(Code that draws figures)

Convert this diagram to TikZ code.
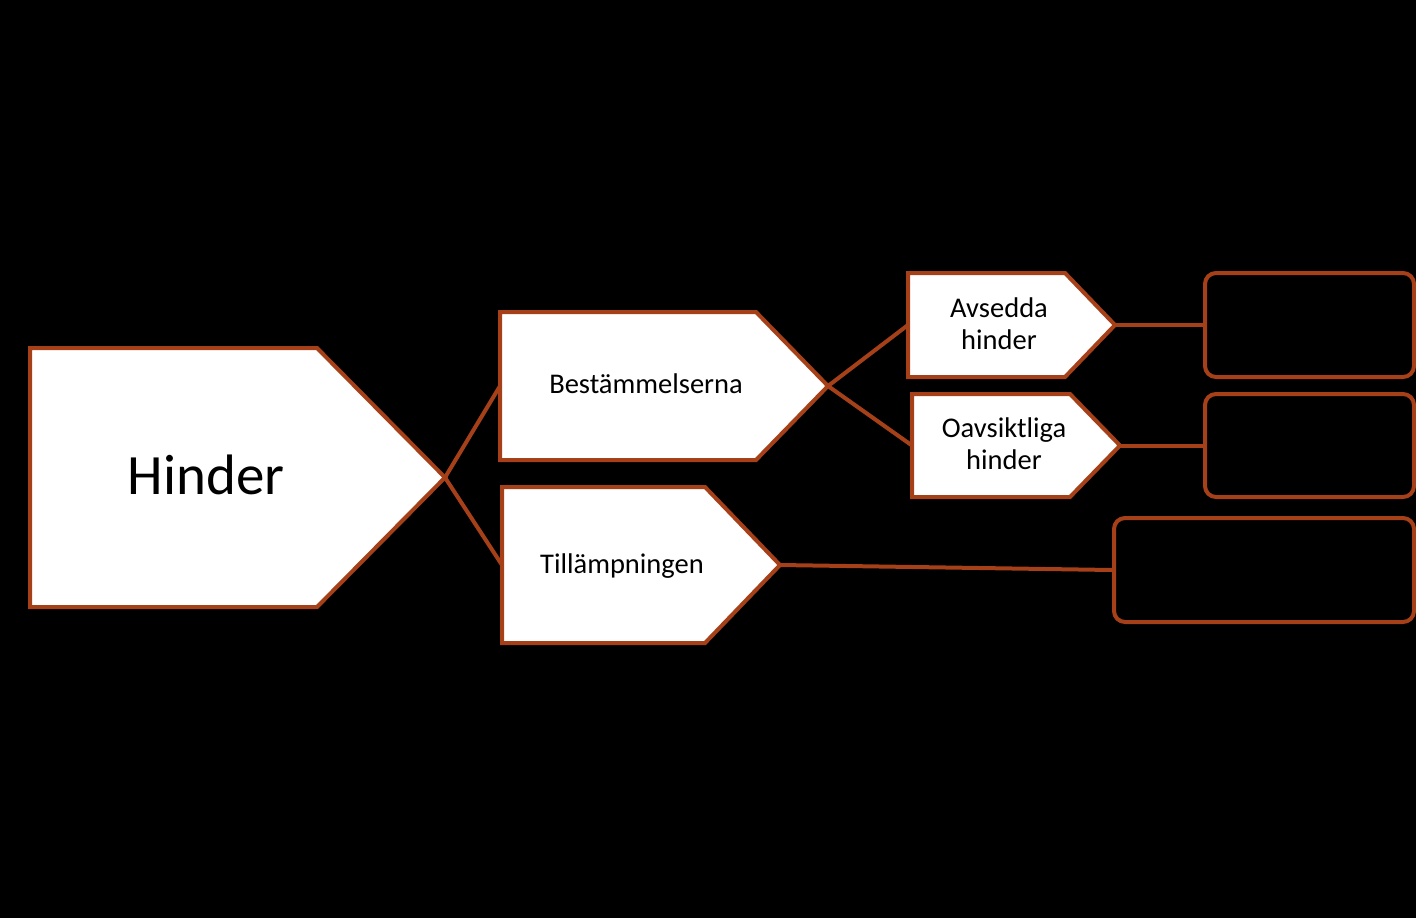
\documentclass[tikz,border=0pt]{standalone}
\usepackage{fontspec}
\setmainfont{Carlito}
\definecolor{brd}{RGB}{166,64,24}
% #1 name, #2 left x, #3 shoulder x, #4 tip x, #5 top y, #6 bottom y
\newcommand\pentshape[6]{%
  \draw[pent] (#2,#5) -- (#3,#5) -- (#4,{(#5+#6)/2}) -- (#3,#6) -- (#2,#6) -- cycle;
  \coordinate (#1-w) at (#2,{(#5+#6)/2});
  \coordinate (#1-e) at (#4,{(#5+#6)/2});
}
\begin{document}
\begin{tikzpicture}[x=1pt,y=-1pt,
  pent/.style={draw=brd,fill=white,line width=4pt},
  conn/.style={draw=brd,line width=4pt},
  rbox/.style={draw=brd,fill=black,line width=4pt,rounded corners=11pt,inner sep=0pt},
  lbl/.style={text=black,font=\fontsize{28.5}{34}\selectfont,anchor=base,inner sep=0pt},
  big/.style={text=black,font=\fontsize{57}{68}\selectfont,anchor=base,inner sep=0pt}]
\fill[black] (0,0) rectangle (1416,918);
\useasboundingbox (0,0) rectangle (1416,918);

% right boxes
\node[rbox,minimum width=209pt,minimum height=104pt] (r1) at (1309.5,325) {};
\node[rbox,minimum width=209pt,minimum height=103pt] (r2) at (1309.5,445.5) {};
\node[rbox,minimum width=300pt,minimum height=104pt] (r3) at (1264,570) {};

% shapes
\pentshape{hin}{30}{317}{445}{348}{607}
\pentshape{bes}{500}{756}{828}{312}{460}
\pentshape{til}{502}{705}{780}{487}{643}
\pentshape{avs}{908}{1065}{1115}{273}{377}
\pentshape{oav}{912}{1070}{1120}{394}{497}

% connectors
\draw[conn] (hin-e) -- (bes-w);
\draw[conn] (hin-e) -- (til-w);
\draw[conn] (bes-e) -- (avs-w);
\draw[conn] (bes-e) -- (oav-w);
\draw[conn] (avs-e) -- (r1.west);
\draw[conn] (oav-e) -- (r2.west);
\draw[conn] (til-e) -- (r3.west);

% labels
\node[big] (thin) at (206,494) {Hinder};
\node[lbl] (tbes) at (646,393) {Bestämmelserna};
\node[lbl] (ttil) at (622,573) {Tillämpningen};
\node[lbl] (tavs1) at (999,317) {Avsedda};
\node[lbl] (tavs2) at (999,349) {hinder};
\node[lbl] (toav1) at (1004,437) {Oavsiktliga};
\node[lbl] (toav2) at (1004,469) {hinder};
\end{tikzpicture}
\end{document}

* * *

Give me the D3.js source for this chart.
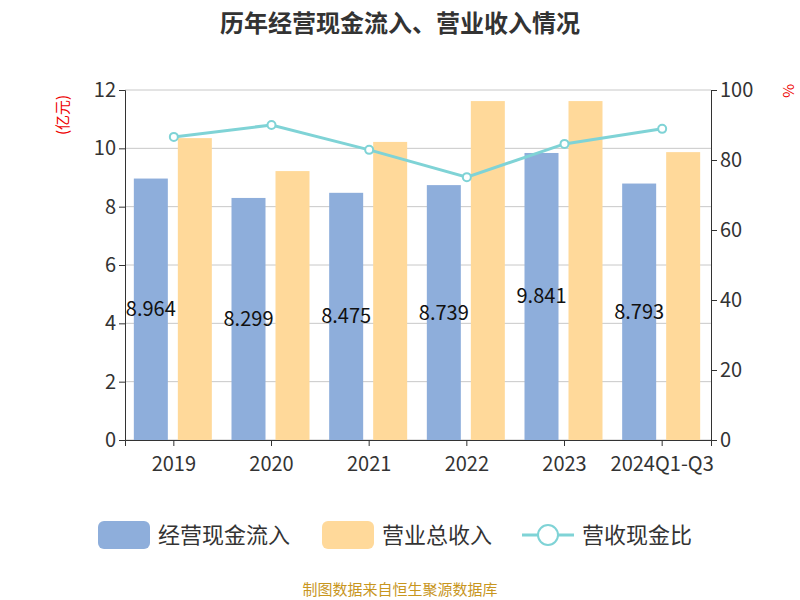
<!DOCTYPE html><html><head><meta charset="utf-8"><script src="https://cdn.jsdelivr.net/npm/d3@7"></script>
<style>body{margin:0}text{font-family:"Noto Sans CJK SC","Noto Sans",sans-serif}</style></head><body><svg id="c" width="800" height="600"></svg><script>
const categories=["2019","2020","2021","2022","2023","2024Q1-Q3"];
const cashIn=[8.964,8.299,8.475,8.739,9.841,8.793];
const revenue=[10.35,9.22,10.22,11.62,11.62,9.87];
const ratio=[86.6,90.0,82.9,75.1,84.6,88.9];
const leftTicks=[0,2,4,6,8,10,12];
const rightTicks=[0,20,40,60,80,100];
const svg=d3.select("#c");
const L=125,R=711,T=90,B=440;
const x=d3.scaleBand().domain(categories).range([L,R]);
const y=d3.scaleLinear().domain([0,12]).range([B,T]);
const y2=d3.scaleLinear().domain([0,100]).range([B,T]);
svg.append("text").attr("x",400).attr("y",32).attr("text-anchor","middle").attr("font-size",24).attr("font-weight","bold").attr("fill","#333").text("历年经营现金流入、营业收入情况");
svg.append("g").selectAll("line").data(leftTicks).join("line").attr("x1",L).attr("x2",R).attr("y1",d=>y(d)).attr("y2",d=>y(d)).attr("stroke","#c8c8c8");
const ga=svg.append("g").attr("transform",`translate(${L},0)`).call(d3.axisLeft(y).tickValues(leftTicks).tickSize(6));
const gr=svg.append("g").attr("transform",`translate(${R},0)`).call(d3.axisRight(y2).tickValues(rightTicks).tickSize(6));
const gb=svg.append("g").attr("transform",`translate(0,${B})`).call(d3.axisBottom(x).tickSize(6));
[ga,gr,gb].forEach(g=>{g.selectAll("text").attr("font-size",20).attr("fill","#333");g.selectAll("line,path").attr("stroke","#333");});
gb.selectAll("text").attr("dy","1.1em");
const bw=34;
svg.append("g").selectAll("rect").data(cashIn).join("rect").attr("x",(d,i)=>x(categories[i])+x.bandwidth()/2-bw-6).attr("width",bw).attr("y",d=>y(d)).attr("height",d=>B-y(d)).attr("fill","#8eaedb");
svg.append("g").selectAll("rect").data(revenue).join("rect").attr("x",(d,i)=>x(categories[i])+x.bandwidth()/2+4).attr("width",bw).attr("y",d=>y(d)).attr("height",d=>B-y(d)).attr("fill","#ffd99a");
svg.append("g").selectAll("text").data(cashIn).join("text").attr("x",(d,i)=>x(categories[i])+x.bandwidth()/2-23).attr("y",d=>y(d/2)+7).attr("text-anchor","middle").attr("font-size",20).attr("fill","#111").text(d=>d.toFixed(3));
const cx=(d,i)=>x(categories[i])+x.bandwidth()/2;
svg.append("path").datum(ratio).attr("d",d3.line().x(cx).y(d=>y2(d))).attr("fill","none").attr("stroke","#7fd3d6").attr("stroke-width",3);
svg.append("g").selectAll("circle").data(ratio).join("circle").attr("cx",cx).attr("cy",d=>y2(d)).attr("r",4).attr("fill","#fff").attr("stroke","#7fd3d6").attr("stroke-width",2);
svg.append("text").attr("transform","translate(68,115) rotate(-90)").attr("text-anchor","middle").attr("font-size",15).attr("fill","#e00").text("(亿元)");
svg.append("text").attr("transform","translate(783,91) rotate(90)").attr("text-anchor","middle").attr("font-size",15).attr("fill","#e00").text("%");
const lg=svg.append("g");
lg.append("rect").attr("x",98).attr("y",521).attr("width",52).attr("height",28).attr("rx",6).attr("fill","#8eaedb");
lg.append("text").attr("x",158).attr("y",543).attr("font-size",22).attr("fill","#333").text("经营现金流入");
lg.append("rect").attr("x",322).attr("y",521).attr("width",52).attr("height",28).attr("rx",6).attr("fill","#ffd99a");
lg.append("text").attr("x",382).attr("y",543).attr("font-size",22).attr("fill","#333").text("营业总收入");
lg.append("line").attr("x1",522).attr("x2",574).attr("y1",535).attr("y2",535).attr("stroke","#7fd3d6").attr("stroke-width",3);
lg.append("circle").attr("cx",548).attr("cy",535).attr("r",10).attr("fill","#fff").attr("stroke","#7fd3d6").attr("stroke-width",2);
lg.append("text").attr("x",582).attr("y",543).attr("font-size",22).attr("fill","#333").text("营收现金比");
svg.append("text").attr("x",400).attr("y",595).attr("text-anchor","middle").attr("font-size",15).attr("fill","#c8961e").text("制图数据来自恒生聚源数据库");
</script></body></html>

--

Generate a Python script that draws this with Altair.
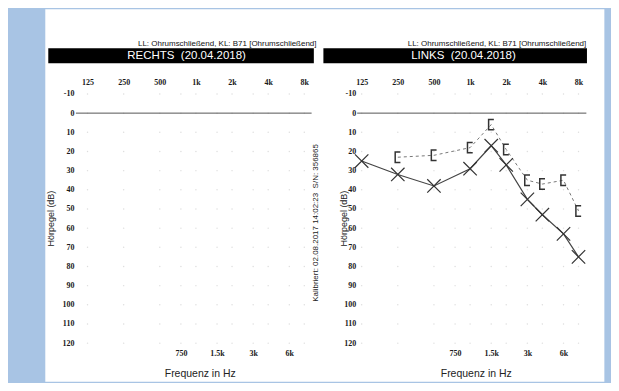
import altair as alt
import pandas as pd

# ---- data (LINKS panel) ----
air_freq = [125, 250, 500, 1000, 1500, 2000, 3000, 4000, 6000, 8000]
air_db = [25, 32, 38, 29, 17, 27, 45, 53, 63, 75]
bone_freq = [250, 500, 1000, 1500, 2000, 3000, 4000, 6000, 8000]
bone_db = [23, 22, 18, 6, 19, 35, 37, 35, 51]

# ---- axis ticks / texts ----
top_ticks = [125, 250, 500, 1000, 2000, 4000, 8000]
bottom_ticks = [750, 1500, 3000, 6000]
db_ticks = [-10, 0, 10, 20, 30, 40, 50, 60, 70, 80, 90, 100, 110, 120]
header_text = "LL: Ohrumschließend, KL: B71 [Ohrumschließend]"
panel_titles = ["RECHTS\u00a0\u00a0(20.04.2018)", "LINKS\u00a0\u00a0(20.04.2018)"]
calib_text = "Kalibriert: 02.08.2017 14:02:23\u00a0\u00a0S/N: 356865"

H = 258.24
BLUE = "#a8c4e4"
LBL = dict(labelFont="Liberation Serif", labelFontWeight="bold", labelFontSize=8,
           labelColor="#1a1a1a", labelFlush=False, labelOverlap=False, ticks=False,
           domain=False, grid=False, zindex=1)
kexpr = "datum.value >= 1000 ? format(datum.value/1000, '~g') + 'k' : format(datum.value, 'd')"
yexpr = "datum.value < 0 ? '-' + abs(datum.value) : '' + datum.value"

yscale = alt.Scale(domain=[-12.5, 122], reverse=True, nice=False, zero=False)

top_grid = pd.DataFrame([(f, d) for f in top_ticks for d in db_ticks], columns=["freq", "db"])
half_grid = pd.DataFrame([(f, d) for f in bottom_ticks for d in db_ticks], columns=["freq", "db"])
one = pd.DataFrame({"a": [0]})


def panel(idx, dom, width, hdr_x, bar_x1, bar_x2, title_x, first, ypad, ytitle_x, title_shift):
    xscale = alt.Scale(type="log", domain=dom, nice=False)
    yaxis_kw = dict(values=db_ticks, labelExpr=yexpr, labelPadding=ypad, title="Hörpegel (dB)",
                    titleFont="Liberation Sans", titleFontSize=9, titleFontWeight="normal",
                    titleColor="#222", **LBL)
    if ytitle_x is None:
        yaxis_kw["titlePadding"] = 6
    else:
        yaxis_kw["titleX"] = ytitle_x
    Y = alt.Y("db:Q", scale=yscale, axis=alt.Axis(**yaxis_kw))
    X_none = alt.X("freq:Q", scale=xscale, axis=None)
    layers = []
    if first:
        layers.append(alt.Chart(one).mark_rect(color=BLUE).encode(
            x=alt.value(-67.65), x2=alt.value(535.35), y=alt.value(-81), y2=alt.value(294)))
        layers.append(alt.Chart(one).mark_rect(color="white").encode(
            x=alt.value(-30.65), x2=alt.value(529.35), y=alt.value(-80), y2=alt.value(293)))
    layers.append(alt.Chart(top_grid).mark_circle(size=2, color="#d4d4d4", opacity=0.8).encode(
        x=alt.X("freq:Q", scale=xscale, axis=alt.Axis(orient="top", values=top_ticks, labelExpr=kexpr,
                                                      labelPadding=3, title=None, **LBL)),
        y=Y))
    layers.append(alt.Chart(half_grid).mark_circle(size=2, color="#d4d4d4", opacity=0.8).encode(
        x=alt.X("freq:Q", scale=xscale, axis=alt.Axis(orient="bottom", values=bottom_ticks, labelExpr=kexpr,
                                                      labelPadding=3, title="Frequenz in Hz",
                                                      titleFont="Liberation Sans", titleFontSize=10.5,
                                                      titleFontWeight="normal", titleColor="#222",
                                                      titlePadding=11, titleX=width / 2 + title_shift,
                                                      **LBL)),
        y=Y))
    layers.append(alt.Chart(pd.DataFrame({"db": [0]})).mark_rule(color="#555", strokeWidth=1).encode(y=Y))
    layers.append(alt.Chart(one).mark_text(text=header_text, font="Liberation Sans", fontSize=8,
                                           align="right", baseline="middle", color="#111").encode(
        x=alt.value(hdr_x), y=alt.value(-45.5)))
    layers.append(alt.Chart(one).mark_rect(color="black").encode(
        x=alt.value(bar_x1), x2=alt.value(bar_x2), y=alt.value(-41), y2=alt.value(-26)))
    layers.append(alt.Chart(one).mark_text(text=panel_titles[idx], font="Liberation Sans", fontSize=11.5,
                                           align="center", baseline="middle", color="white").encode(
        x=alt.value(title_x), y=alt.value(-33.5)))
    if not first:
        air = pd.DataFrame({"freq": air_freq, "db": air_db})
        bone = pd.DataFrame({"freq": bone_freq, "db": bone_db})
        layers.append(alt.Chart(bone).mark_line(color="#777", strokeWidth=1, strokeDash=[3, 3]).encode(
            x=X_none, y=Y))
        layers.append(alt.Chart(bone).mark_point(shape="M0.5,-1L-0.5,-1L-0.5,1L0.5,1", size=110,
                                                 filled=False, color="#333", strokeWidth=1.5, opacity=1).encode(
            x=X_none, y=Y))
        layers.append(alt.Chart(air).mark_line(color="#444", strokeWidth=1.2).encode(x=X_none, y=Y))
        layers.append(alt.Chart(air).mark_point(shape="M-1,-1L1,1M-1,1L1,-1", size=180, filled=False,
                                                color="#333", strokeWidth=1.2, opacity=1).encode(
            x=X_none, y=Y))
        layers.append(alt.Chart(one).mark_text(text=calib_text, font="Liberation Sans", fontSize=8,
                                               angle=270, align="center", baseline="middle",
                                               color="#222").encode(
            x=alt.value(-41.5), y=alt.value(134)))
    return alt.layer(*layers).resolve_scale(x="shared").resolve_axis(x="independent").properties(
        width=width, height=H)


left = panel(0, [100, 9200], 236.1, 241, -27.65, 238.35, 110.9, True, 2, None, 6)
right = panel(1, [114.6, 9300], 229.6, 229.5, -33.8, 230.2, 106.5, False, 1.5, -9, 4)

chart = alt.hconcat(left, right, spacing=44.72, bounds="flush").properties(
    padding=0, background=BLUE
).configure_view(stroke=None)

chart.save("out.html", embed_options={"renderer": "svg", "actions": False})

• SET TASK:
Locate the word "this" in the entries, and copy every line where it is found.

• EXERCISE RESULT:
Convert this diagram to TikZ code.
Give me the D3.js source for this chart.
Generate a Python script that draws this with Altair.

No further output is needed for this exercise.